*Collected material:*
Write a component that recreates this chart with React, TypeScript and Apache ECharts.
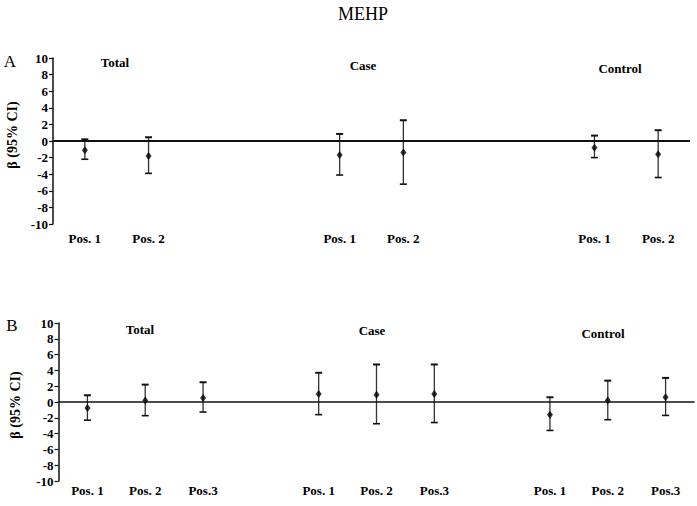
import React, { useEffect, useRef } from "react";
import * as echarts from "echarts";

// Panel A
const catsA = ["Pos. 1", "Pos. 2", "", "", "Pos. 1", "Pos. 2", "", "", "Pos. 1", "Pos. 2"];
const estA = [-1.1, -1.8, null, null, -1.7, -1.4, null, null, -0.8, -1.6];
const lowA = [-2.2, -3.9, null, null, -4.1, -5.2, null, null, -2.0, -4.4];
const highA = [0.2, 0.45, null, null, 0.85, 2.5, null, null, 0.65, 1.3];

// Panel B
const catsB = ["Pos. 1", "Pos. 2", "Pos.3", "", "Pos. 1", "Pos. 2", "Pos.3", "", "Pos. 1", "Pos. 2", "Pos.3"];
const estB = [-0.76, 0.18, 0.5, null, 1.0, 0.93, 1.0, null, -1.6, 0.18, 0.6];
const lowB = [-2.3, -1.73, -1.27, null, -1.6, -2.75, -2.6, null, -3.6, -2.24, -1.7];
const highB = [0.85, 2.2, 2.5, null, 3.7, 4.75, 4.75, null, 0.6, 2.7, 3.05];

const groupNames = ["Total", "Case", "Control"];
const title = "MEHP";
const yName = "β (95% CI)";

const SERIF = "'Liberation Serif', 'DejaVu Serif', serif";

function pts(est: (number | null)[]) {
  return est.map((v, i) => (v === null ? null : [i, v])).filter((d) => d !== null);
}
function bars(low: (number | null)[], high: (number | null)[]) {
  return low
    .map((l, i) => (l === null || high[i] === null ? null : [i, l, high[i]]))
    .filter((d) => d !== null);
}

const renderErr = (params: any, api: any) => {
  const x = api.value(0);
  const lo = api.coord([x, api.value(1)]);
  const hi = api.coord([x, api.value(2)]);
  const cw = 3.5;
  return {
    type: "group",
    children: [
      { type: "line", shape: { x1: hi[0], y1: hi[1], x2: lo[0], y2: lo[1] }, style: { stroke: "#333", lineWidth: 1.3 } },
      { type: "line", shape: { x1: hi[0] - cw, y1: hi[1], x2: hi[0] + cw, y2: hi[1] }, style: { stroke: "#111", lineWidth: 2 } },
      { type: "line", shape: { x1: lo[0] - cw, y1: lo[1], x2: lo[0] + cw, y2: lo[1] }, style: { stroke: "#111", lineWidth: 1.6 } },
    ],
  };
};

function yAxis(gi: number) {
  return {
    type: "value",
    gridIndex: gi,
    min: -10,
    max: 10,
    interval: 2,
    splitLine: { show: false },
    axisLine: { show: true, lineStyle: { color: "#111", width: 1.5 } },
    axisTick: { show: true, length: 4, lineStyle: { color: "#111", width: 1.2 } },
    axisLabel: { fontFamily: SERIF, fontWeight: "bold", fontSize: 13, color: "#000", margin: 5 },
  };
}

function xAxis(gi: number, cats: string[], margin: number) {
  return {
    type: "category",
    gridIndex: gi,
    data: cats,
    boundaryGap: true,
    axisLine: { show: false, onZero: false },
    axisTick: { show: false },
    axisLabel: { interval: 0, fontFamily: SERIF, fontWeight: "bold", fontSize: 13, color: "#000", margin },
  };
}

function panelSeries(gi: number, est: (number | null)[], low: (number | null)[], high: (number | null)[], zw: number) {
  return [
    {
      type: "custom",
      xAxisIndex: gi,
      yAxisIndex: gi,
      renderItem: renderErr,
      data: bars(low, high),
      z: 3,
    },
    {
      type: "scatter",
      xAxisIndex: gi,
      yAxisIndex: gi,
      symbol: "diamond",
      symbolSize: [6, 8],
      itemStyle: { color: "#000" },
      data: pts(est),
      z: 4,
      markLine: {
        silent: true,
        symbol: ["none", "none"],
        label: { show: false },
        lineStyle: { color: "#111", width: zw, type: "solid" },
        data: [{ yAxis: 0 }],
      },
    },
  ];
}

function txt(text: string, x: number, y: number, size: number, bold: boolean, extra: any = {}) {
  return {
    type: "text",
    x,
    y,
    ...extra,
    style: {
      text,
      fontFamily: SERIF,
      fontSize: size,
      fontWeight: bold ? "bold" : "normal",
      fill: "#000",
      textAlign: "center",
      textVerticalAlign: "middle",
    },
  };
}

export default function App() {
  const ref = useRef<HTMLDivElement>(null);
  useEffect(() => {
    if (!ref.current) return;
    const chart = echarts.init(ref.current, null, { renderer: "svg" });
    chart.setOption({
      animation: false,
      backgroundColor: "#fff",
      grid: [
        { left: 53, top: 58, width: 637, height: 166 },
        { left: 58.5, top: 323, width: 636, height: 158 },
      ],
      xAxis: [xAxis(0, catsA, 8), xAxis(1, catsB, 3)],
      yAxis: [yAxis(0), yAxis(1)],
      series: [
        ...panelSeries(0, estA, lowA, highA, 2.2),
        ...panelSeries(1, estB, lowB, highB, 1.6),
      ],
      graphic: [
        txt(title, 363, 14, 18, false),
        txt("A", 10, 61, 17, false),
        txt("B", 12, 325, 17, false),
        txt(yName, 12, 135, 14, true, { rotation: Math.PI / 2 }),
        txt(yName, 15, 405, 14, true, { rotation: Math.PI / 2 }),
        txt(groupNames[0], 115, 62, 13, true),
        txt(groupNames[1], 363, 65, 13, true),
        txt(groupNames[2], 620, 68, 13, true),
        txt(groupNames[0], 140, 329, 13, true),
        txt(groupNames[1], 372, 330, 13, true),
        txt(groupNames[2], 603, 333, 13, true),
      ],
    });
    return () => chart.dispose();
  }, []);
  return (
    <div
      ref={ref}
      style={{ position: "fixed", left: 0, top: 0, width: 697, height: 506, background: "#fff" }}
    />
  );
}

*The task:* Extract, word for word, each line from the top of the data down to and including the line with "null, 0.65, 1.3];"; skip the pictures.

*Completed task:*
Write a component that recreates this chart with React, TypeScript and Apache ECharts.
import React, { useEffect, useRef } from "react";
import * as echarts from "echarts";

// Panel A
const catsA = ["Pos. 1", "Pos. 2", "", "", "Pos. 1", "Pos. 2", "", "", "Pos. 1", "Pos. 2"];
const estA = [-1.1, -1.8, null, null, -1.7, -1.4, null, null, -0.8, -1.6];
const lowA = [-2.2, -3.9, null, null, -4.1, -5.2, null, null, -2.0, -4.4];
const highA = [0.2, 0.45, null, null, 0.85, 2.5, null, null, 0.65, 1.3];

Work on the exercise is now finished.